Atang Tshikare, Puruma, 2025. Photo Robert Damisch.
Atang Tshikare
Atang Tshikare
(Born 1980, based in Cape Town)
Puruma, 2025
Mixed media
Thanks to Edvin Buregren, Utskottet, Malmö
Produced with support from Pro Suecia Barbro Osher Foundation, Hjalmar Wicander Foundation, and Wanås Konst Patrons Circle
Atang Tshikare’s sculptures invite tactile curiosity by experimenting with and combining materials such as bronze, ceramics, glass, stone, clay, and wood in unexpected ways. His work is inspired by dreams, myths, rituals, flora and fauna as well as organic forms found in the surrounding landscapes. Puruma means “roar” in Setswana, the mother tongue of the South African artist. Tshikare has created a hybrid fable, inspired by the King Protea, South Africa’s national flower, and a lion. For Tshikare, the lion symbolizes both strength and vulnerability while the opening flower signals the potential of tomorrow.
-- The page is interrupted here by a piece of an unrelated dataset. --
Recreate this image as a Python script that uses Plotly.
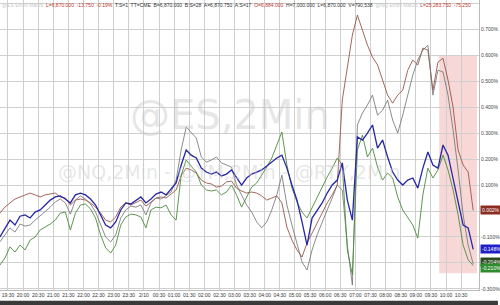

Puruma reflects the artist’s strong connection to his Setswana heritage, and especially the concept of “life spirit,” which exists in and connects all things—from the smallest drop of water to stones, animals, and humans, and even planets and celestial bodies. Reflecting this unity of all things, the fable animal sits atop a nest of branches, its body mirrored in the water surface below, while the sky and sunlight in turn is reflected in an eye at the center of its crown head.